Superata ormai la dicotomia tra offline e online nel nome dell’omnicanalità, la sfida per i retailer nella complessità della transizione verso la pienezza dell’era digitale è quella di capire quale cliente servire e come rispondere alle sue domande, ai suoi bisogni. Si tratta di riempire di nuovi significati il fare retail (e quindi il punto vendita), utilizzando nel modo più pieno e appropriato le innovazioni tecnologiche a disposizione per una customer experience coerente con ciò che il retailer vuole essere. E il negozio è al centro di ogni strategia.
È il punto di arrivo dell’ultima edizione dell’Osservatorio Innovazone digitale nel retail della School of Management del Politecnico di Milano che non a caso si è focalizzata sulle innovazioni nello store, analizzando l’attività in questo campo dei top 300 retailer italiani e mappando quello che fanno i maggiori operatori internazionali.
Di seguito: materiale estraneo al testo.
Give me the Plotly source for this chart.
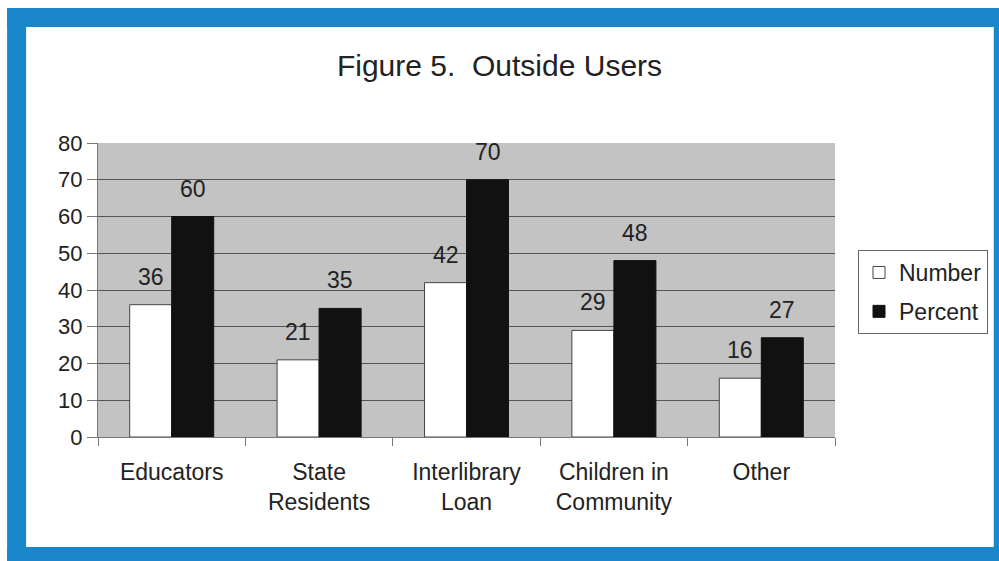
import plotly.graph_objects as go

categories = ["Educators", "State<br>Residents", "Interlibrary<br>Loan", "Children in<br>Community", "Other"]
number_values = [36, 21, 42, 29, 16]
percent_values = [60, 35, 70, 48, 27]
y_ticks = [0, 10, 20, 30, 40, 50, 60, 70, 80]

FONT = "Liberation Sans, Arial, sans-serif"
TXT = "#222222"

fig = go.Figure()
fig.add_trace(go.Bar(
    x=categories, y=number_values, name="Number",
    marker=dict(color="white", line=dict(color="#444444", width=1)),
    legendgroup="a",
))
fig.add_trace(go.Bar(
    x=categories, y=percent_values, name="Percent",
    marker=dict(color="#111111", line=dict(color="#111111", width=1)),
    legendgroup="b",
))

annotations = []
for c, v in zip(categories, number_values):
    annotations.append(dict(x=c, y=v, xref="x", yref="y", text=str(v), showarrow=False,
                            xshift=-21, yshift=13, yanchor="bottom",
                            font=dict(family=FONT, size=23, color=TXT)))
for c, v in zip(categories, percent_values):
    annotations.append(dict(x=c, y=v, xref="x", yref="y", text=str(v), showarrow=False,
                            xshift=21, yshift=13, yanchor="bottom",
                            font=dict(family=FONT, size=23, color=TXT)))

# blue frame (pixel -> paper conversions for plot area 98..836 x, 143..437 y)
def px(x):
    return (x - 98) / 738.0

def py(y):
    return (437 - y) / 294.0

BLUE = "#1b87cb"
shapes = [
    dict(type="rect", xref="paper", yref="paper", x0=px(7), x1=px(1010), y0=py(27), y1=py(8),
         fillcolor=BLUE, line=dict(width=0), layer="above"),
    dict(type="rect", xref="paper", yref="paper", x0=px(7), x1=px(26), y0=py(570), y1=py(8),
         fillcolor=BLUE, line=dict(width=0), layer="above"),
    dict(type="rect", xref="paper", yref="paper", x0=px(995), x1=px(1010), y0=py(570), y1=py(8),
         fillcolor=BLUE, line=dict(width=0), layer="above"),
    dict(type="rect", xref="paper", yref="paper", x0=px(7), x1=px(1010), y0=py(570), y1=py(547),
         fillcolor=BLUE, line=dict(width=0), layer="above"),
]

fig.update_layout(
    width=999, height=561,
    margin=dict(l=98, r=163, t=143, b=124),
    paper_bgcolor="white",
    plot_bgcolor="#c3c3c3",
    barmode="group",
    bargap=0.43,
    bargroupgap=0,
    font=dict(family=FONT, size=22, color=TXT),
    title=dict(text="Figure 5.&nbsp; Outside Users", x=0.5, xref="container", xanchor="center",
               y=1 - 65 / 561.0, yanchor="middle",
               font=dict(family=FONT, size=30, color=TXT)),
    showlegend=True,
    legend=dict(x=px(858), y=py(250), xanchor="left", yanchor="top",
                bgcolor="white", bordercolor="#666666", borderwidth=1,
                font=dict(family=FONT, size=23, color=TXT),
                tracegroupgap=6, traceorder="grouped", itemwidth=30),
    annotations=annotations,
    shapes=shapes,
)
fig.update_xaxes(
    type="category", showline=True, linecolor="#777777", linewidth=1,
    ticks="outside", tickson="boundaries", ticklen=8, tickcolor="#777777",
    showgrid=False, tickfont=dict(family=FONT, size=23, color=TXT),
    ticklabelstandoff=14,
)
fig.update_yaxes(
    range=[0, 80], tickvals=y_ticks, showline=True, linecolor="#777777", linewidth=1,
    ticks="outside", ticklen=10, tickcolor="#777777",
    showgrid=True, gridcolor="#555555", gridwidth=1, zeroline=False,
    tickfont=dict(family=FONT, size=22, color=TXT),
)

fig.write_html("out.html", config={"displayModeBar": False},
               post_script="document.body.style.margin='0';document.body.style.padding='0';")
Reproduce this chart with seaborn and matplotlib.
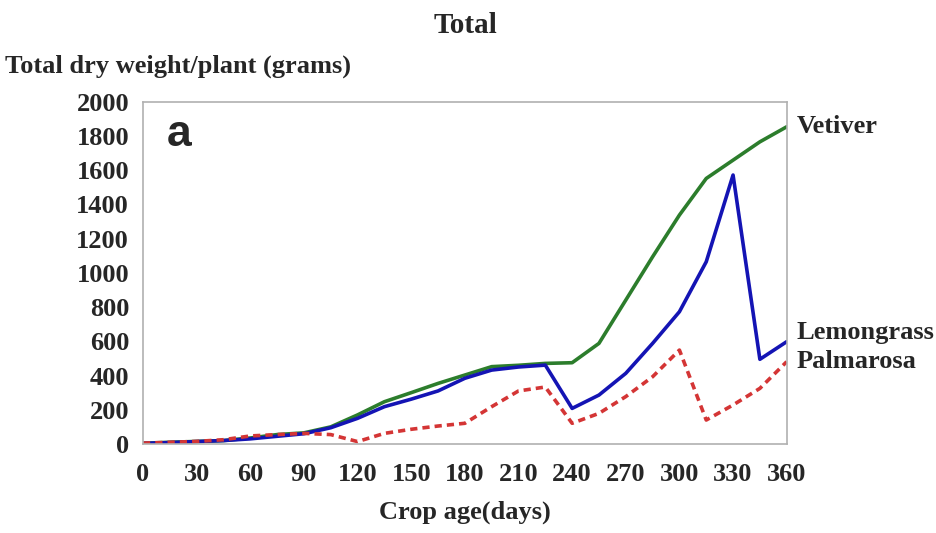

Ne esce un quadro che, nonostante la spesa in digitale sia cresciuta nel 2018 passando dal 20 al 21% degli investimenti complessivi, è ancora troppo bassa – l’1% del fatturato – perché risente inevitabilmente della frammentazione del tessuto distributivo italiano, che condiziona l’adozione del digitale e lo sviluppo dell’omnicanalità.
«Da un lato – spiega Valentina Pontiggia, direttore dell’Osservatorio Innovazione digitale nel retail – risulta più difficile avere le adeguate competenze e capacità di investimento per accompagnare questa trasformazione, dall’altro è necessario attivare un processo di adeguamento di soluzioni, nate principalmente per rispondere alle esigenze di grandi retailer. Per finire, l’elevata capillarità può favorire l’emergere di freni al cambiamento, per timore di cannibalizzazione».
Nondimeno, il 100% dei top retailer ha adottato almeno una innovazione nel front-end e il 91% almeno una innovazione nel back-end.